Page MenuHomePhabricator

Recover Echo Notification Blacklist from Backup
Closed, InvalidPublic

Description

In T177825 it was discovered T177825#3685628 that the maintenance script was run more than once (I vaguely recall this during deployment, but I thought the failure was before any were processed). The script, it appears, was not meant to handle the preference in a mixed-state (i.e. some with usernames, others with user ids).

We need three things in order to restore the blocklists:

  1. Recover the preference from the backup for only the users who have a 0 (or a series of 0's separated by a newline character, there could be more than 2) (i.e. only users who have not already updated their blacklist).
  2. Update the maintenance script to support mixed-state Figure out why it failed and prevent it from happening again.
  3. Apply the data to production and run the updated maintenance script.

Event Timeline

dbarratt updated the task description. (Show Details)

"Recover the preference from the backup "

Do you have a timestamp and a query for me?

"Recover the preference from the backup "

Do you have a timestamp and a query for me?

Here's a query to retrieve the user ids of users who have a bad preference:

SELECT up_user FROM user_properties WHERE up_property = 'echo-notifications-blacklist' AND up_value REGEXP '^(0|0\n)+$';

and this is a query to get the pref:

SELECT up_value FROM user_properties WHERE up_property = 'echo-notifications-blacklist';

obviously restricted the list of up_user from the list in prod and will obviously need to be updated in prod with the same up_property.

It was run during the "Morning SWAT" on Monday, October 09
https://wikitech.wikimedia.org/wiki/Deployments#Monday.2C.C2.A0October.C2.A009
How would I get a more precise timestamp for you?

How would I get a more precise timestamp for you?

Can you tell me a query that was run, so there is a hard limit per wiki? E.g. 'not recover after "X query" was run'. I can search the exact SQL queries on the binary log, but I need something to work with. What is the first write you know it was run, that touched things? Was it run on all wikis at the same time?

We have full backups from 4 October an 10 October, but they come from a delayed slave, so I am trying to decide which ones would be more useful. We can roll forward some of them, but it is quite time consuming.
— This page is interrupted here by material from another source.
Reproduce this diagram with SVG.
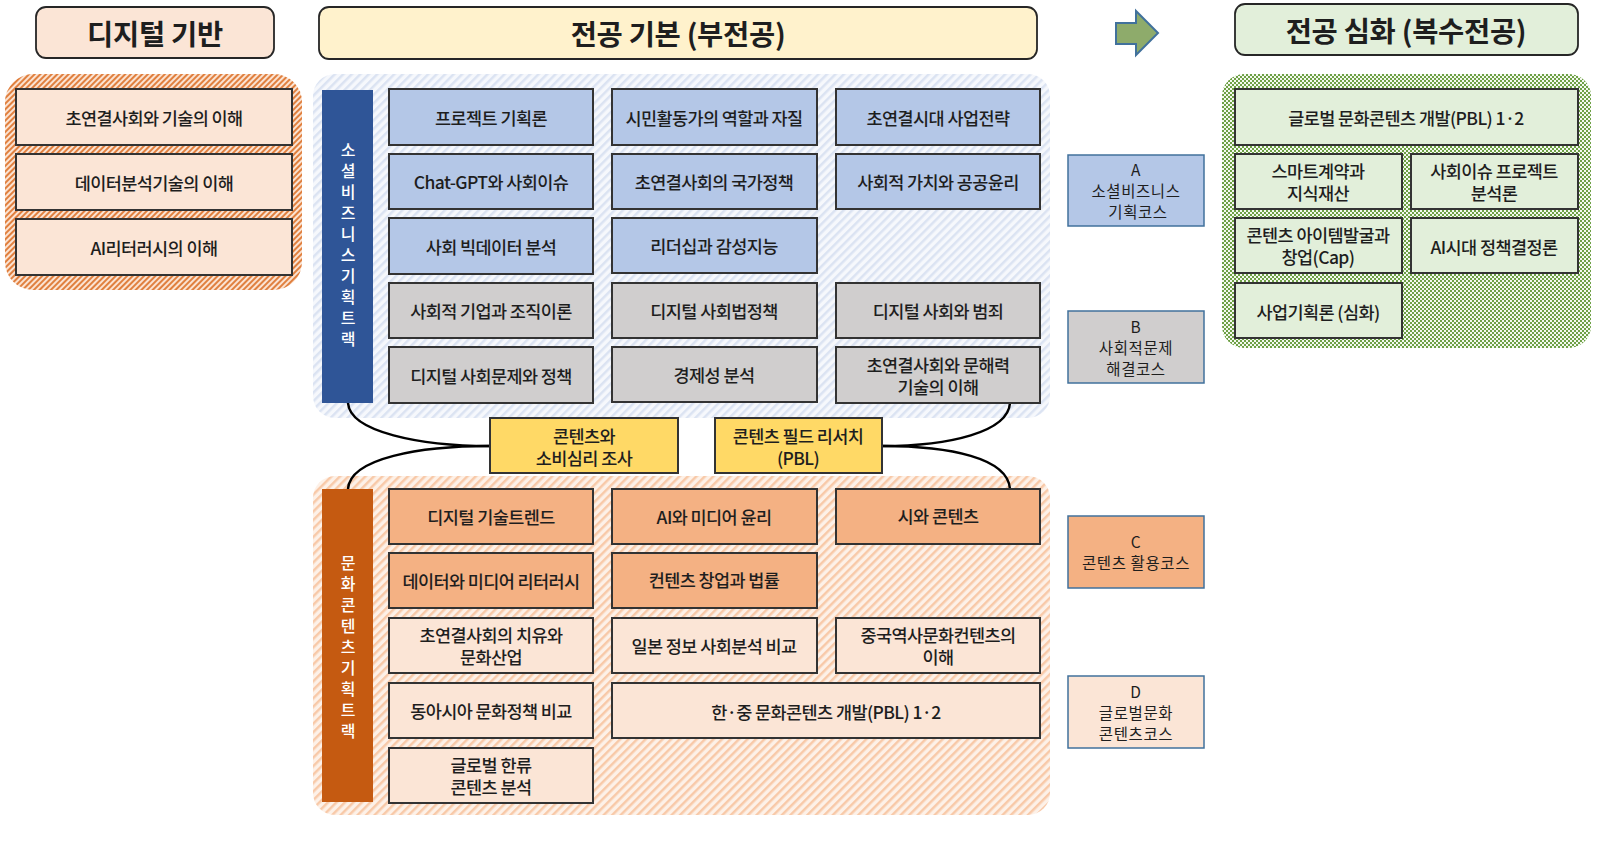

Can you tell me a query that was run, so there is a hard limit per wiki? E.g. 'not recover after "X query" was run'. I can search the exact SQL queries on the binary log, but I need something to work with. What is the first write you know it was run, that touched things? Was it run on all wikis at the same time?

This is the script that was executed:
https://phabricator.wikimedia.org/diffusion/ECHO/browse/master/maintenance/updatePerUserBlacklist.php
Here is the UPDATE query that was executed:
https://phabricator.wikimedia.org/diffusion/ECHO/browse/master/maintenance/updatePerUserBlacklist.php;65a61a91411464a5ec8d74eb71a87e3e9ed988c3$71

You could also search for any of the $this->output() text in the logs.

And yes, I believe it was run on all queries that have echo enabled at that time (but as I mentioned, it was also run more than once).

Thanks, https://phabricator.wikimedia.org/diffusion/ECHO/browse/master/maintenance/updatePerUserBlacklist.php;65a61a91411464a5ec8d74eb71a87e3e9ed988c3$71 helps.

I am for now exporting the state of the tables on the 4th Oct backup, and I will see from that how to proceed.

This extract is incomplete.